As those first responders chopped through charred buildings looking for the lost and gone, a professor in Wyoming who’d been quietly orchestrating the collection and release of fire-related satellite imagery got word that a French team had mapped the damaged and destroyed buildings of Paradise, CA.
Less than two weeks had passed since the Camp Fire tore through Paradise and reduced the town to a smoldering rubble.
“At that time, they were still looking for people,” said Ramesh Sivanpillai, a remote sensing scientist with the University of Wyoming in Laramie. “They didn’t know what had happened to them. And (responders) were not sure if these places were safe to go into.”
As Project Manager for the International Charter Space and Major Disasters’ California fire activation, Sivanpillai knew what to do.
He alerted his liaison with the National Guard, who told him the maps would be useful. The damage assessments from the French rapid-mapping team were soon available through USGS Hazards Data Distribution System (HDDS), along with maps of the fire’s path created by Germany’s Center for Satellite Based Crisis Information and hundreds of other satellite and aerial images that captured the extent of the Camp and Woolsey fires.
The story illustrates the importance of the Project Manager (PM) to the Charter’s mission. All PMs are volunteers, remote sensing experts from a variety of backgrounds who serve as the human hub that connects those who respond to hurricanes, floods, tsunamis, or wildfires around the world to the resources and expertise of a vast network of international space agencies.
That’s especially valuable in places like Mozambique or Zimbabwe, where national agencies lack the data resources to track damage from disasters like Cyclone Idai.
“In the U.S., there’s such a wealth of data available that oftentimes the Charter is not necessary,” said Mike Budde, an EROS geographer and member of the Charter’s Executive Secretariat. “The Charter is really intended to support places that weren’t able to collect their own data.”
EROS Training Offers Updates Ahead of Hurricane Season
Keeping volunteers trained, connected, and aware of software and procedural changes needed to manage an activation requires occasional refresher training sessions like the one Sivanpillai and nine others attended in mid-June at the USGS Earth Resources Observation and Science (EROS) Center near Sioux Falls, SD. Similar trainings for international PMs will be held in Europe later this year.
Budde said PMs are vital to the Charter mission. He can activate the Charter and define the disaster area, and on-call operators can initiate data requests from Charter members. But PMs are at the heart of any response.
They alter data requests as conditions change and disasters move, reach out to experts who can turn that data into actionable information and watch for those who’ve done so independently, and move that information into HDDS for use by those who need it on the ground.
“At the center of this whole operational loop is the Project Manager,” Budde said. “They’re really the person that orchestrates the whole activation.”
Training is necessary to keep PMs up-to-date, in part because PMs might go years without an activation. Some are trained and never activated. Mid-June was an ideal time for the recent EROS training for several reasons, Budde said, not the least of which being the impending start of hurricane season.
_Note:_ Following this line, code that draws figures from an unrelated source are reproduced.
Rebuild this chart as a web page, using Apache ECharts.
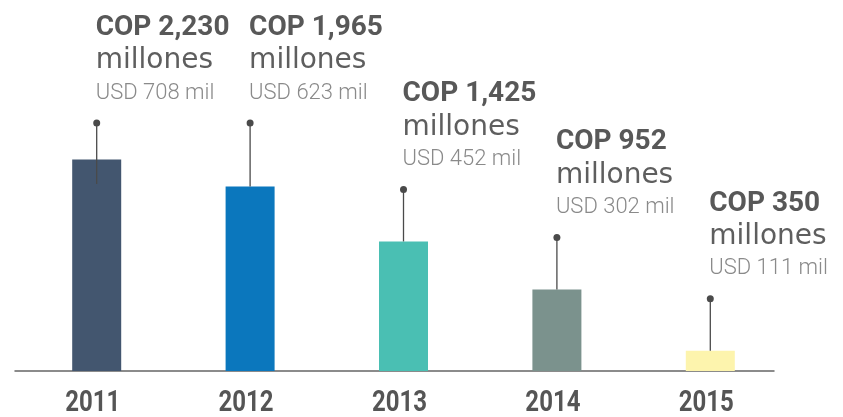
<!DOCTYPE html>
<html>
<head>
<meta charset="utf-8">
<script src="https://cdn.jsdelivr.net/npm/echarts@6/dist/echarts.min.js"></script>
<style>
html,body{margin:0;padding:0;background:#fff;}
#c{width:843px;height:417px;}
</style>
</head>
<body>
<div id="c"></div>
<script>
const years = ['2011', '2012', '2013', '2014', '2015'];
const copValues = [2230, 1965, 1425, 952, 350];
const usdValues = [708, 623, 452, 302, 111];
const barColors = ['#43566f', '#0b77bd', '#4abfb3', '#7b928d', '#fdf4ad'];

const yMin = 150, yMax = 2600;
const chart = echarts.init(document.getElementById('c'), null, {renderer: 'canvas'});

const annData = years.map((y, i) => [i, copValues[i], usdValues[i]]);

function renderAnn(params, api) {
  const idx = api.value(0);
  const v = api.value(1);
  const usd = api.value(2);
  const p = api.coord([idx, v]);
  const x = p[0], barTop = p[1];
  const baseY = api.coord([idx, yMin])[1];
  const capY = api.coord([idx, yMax])[1] + 1;
  let dotY = barTop - 52;
  let capped = false;
  // snap labels that come near the top row onto the top row
  if (dotY < capY + 15) { dotY = capY; capped = true; }
  const lineEnd = capped ? Math.max(barTop, dotY + 61) : barTop;
  const tx = x - 1;
  return {
    type: 'group',
    children: [
      {type: 'line', shape: {x1: x, y1: dotY, x2: x, y2: lineEnd},
       style: {stroke: '#4a4a4a', lineWidth: 1.3}},
      {type: 'circle', shape: {cx: x, cy: dotY, r: 3.5},
       style: {fill: '#4a4a4a'}},
      {type: 'text', x: tx, y: dotY - 95,
       style: {text: 'COP ' + v.toLocaleString('en-US'), fontFamily: 'Roboto', fontWeight: 'bold',
               fontSize: 28, fill: '#585858', align: 'left', verticalAlign: 'middle'}},
      {type: 'text', x: tx, y: dotY - 62,
       style: {text: 'millones', fontFamily: 'DejaVu Sans', fontSize: 28,
               fill: '#5e5e5e', align: 'left', verticalAlign: 'middle'}},
      {type: 'text', x: tx, y: dotY - 30,
       style: {text: 'USD ' + usd + ' mil', fontFamily: 'Roboto', fontWeight: 300, fontSize: 22,
               fill: '#8a8a8a', align: 'left', verticalAlign: 'middle'}},
      {type: 'text', x: x - 4, y: baseY + 32, scaleX: 0.8,
       style: {text: years[idx], fontFamily: 'Roboto', fontWeight: 'bold', fontSize: 30,
               fill: '#555', align: 'center', verticalAlign: 'middle'}}
    ]
  };
}

chart.setOption({
  animation: false,
  grid: [
    {left: 20, right: 56, top: 122, bottom: 46},
    {left: 15, right: 69, top: 122, bottom: 46}
  ],
  xAxis: [
    {type: 'category', gridIndex: 0, data: years,
     axisLine: {show: false}, axisTick: {show: false}, axisLabel: {show: false}},
    {type: 'value', gridIndex: 1, min: 0, max: 1,
     axisLine: {show: true, lineStyle: {color: '#666', width: 1.5}},
     axisTick: {show: false}, axisLabel: {show: false}, splitLine: {show: false}}
  ],
  yAxis: [
    {type: 'value', gridIndex: 0, min: yMin, max: yMax, show: false, splitLine: {show: false}},
    {type: 'value', gridIndex: 1, min: 0, max: 1, show: false, splitLine: {show: false}}
  ],
  series: [
    {type: 'bar', xAxisIndex: 0, yAxisIndex: 0, barWidth: 49,
     data: copValues.map((v, i) => ({value: v, itemStyle: {color: barColors[i]}})),
     z: 2},
    {type: 'custom', xAxisIndex: 0, yAxisIndex: 0, clip: false, z: 3,
     data: annData, renderItem: renderAnn}
  ]
});
</script>
</body>
</html>
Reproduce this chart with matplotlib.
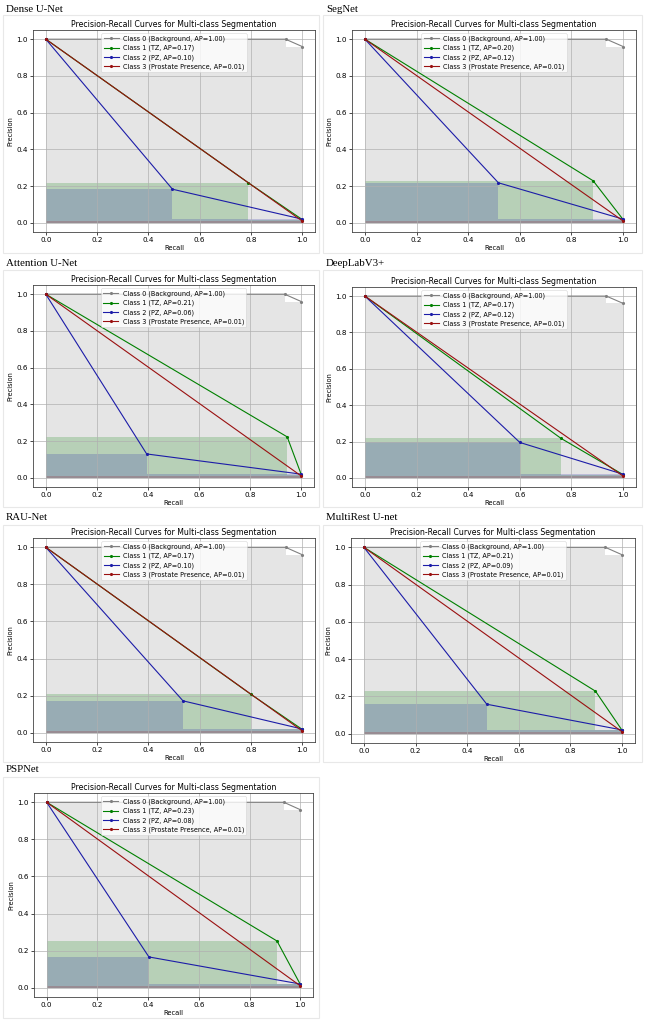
import matplotlib
matplotlib.use("Agg")
import matplotlib.pyplot as plt
from matplotlib.patches import Rectangle

# ---------------- data ----------------
models = ["Dense U-Net", "SegNet", "Attention U-Net", "DeepLabV3+",
          "RAU-Net", "MultiRest U-net", "PSPNet"]

class_names = ["Class 0 (Background", "Class 1 (TZ", "Class 2 (PZ",
               "Class 3 (Prostate Presence"]

# average precision per model per class
ap_values = [
    [1.00, 0.17, 0.10, 0.01],
    [1.00, 0.20, 0.12, 0.01],
    [1.00, 0.21, 0.06, 0.01],
    [1.00, 0.17, 0.12, 0.01],
    [1.00, 0.17, 0.10, 0.01],
    [1.00, 0.21, 0.09, 0.01],
    [1.00, 0.23, 0.08, 0.01],
]

# PR curve points (recall decreasing, as returned by sklearn)
bg_recall = [1.0, 0.935, 0.0]
bg_precision = [0.96, 1.0, 1.0]

tz_recall = [[1.0, 0.79, 0.0], [1.0, 0.884, 0.0], [1.0, 0.945, 0.0],
             [1.0, 0.76, 0.0], [1.0, 0.80, 0.0], [1.0, 0.897, 0.0],
             [1.0, 0.908, 0.0]]
tz_precision = [[0.018, 0.218, 1.0], [0.018, 0.229, 1.0], [0.018, 0.223, 1.0],
                [0.018, 0.217, 1.0], [0.018, 0.207, 1.0], [0.018, 0.228, 1.0],
                [0.018, 0.252, 1.0]]

pz_recall = [[1.0, 0.494, 0.0], [1.0, 0.517, 0.0], [1.0, 0.395, 0.0],
             [1.0, 0.60, 0.0], [1.0, 0.535, 0.0], [1.0, 0.476, 0.0],
             [1.0, 0.403, 0.0]]
pz_precision = [[0.02, 0.183, 1.0], [0.02, 0.218, 1.0], [0.02, 0.130, 1.0],
                [0.02, 0.195, 1.0], [0.02, 0.172, 1.0], [0.02, 0.158, 1.0],
                [0.02, 0.166, 1.0]]

pp_recall = [1.0, 0.0]
pp_precision = [0.01, 1.0]

ticks = [0.0, 0.2, 0.4, 0.6, 0.8, 1.0]
colors = ["gray", "green", "#1c1ca8", "#9a1010"]

# ---------------- layout (pixels) ----------------
W, H = 645, 1023
# (frame_x0, frame_x1, title_y, frame_top, frame_bottom, ax_left, ax_right, ax_top, ax_bottom)
layout = [
    (3, 319, 9, 15, 253, 33, 315, 30, 232),
    (323, 642, 9, 15, 253, 352, 636, 30, 232),
    (3, 319, 264, 270, 507, 33, 314, 285, 487),
    (323, 642, 264, 270, 507, 352, 636, 287, 487),
    (3, 319, 518, 525, 762, 33, 315, 538, 742),
    (323, 642, 518, 525, 762, 351, 635, 538, 743),
    (3, 319, 769, 777, 1018, 34, 313, 793, 997),
]

fig = plt.figure(figsize=(W / 100, H / 100), dpi=100)
fig.patch.set_facecolor("white")

for i, name in enumerate(models):
    fx0, fx1, ty, ft, fb, al, ar, at, ab = layout[i]
    # screenshot frame
    fig.patches.append(Rectangle((fx0 / W, 1 - fb / H), (fx1 - fx0) / W, (fb - ft) / H,
                                 transform=fig.transFigure, fill=False,
                                 edgecolor="#e8e8e8", linewidth=0.8))
    fig.text(fx0 / W + 3 / W, 1 - ty / H, name, family="Liberation Serif",
             fontsize=7.8, va="center", ha="left")

    ax = fig.add_axes([al / W, 1 - ab / H, (ar - al) / W, (ab - at) / H])
    curves = [
        (bg_recall, bg_precision),
        (tz_recall[i], tz_precision[i]),
        (pz_recall[i], pz_precision[i]),
        (pp_recall, pp_precision),
    ]
    for c, (r, p) in enumerate(curves):
        ax.plot(r, p, marker=".", markersize=2.5, linewidth=0.8, color=colors[c],
                label=f"{class_names[c]}, AP={ap_values[i][c]:.2f})")
        ax.fill_between(r, p, step="post", alpha=0.2, color=colors[c], linewidth=0)

    ax.set_title("Precision-Recall Curves for Multi-class Segmentation",
                 fontsize=5.6, pad=2.5)
    ax.set_xlabel("Recall", fontsize=4.8, labelpad=1.5)
    ax.set_ylabel("Precision", fontsize=4.8, labelpad=2)
    ax.set_xticks(ticks)
    ax.set_yticks(ticks)
    ax.tick_params(labelsize=5.2, length=2, width=0.5, pad=1.5)
    ax.grid(True, color="#b0b0b0", linewidth=0.5)
    for s in ax.spines.values():
        s.set_linewidth(0.6)
        s.set_color("#444444")
    leg = ax.legend(loc="upper center", fontsize=4.7, frameon=True,
                    borderpad=0.35, labelspacing=0.42, handlelength=2.3,
                    handletextpad=0.7, bbox_to_anchor=(0.5, 1.0))
    leg.get_frame().set_linewidth(0.4)

fig.savefig("out.png", dpi=100, facecolor="white")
“I keep watching (for hurricanes) and we haven’t seen anything yet, but we will certainly need your assistance in the near future,” Budde told the PMs.
Charter Volunteers Serve Multiple Roles
Hope Morgan understands the Charter’s value on multiple levels. She’s a trained PM who managed the activation for Hurricane Matthew in 2016, but her day job is IT manager for the North Carolina Department of Public Safety’s Emergency Management division.
“What we’re always looking for is more immediate information to determine how to respond, who needs to be helped, where the impacts are,” said Morgan, who attended the EROS refresher training. “Knowing you can get it from multiple sources with multiple technologies actually lets you make better decisions.”
Morgan was pleased to learn about the Charter’s effort to expand access to “Value-Added (VA)” specialists. VA specialists are the agencies, universities and other entities that do what the French rapid-mapping team did last year in California – take data and turn it into actionable information.
Morgan returned to Raleigh with a list of people to reach out to as potential VA providers. The list of value-adders could include experts within her own agency, her agency’s partners in other states - or even Morgan herself.
“I’m going to get a flood impact area from some of these remote sensing providers, but I have all the buildings in the state,” she said. “I then can compare the flood zone to the buildings and find out who’s in and out of water. That’s when it gets down to where it impacts me as an emergency manager. I can say ‘these people are under water. You need to go get them out.’”
Knowing who can do what, where they are, and how they might help in a given situation is as important a training takeaway as any procedural update, Sivanpillai said. His four training sessions put him face-to-face with people he might work with around the world during an activation.
In high-stress disaster situations where multiple agencies need multiple data types to respond to rapidly-changing conditions, rapport with other volunteers makes a big difference.
“Finally, everything boils down to those personal connections,” Sivanpillai said. “To me, it doesn’t matter what grade the technology is. Those types of connections are really important, because we’re all working in different time zones and spread out around the world. Someone’s having breakfast in America. Another person is having lunch in Europe. Someone else is going to bed in Asia. Having a face to the name really makes it easier when I need to make a new request.”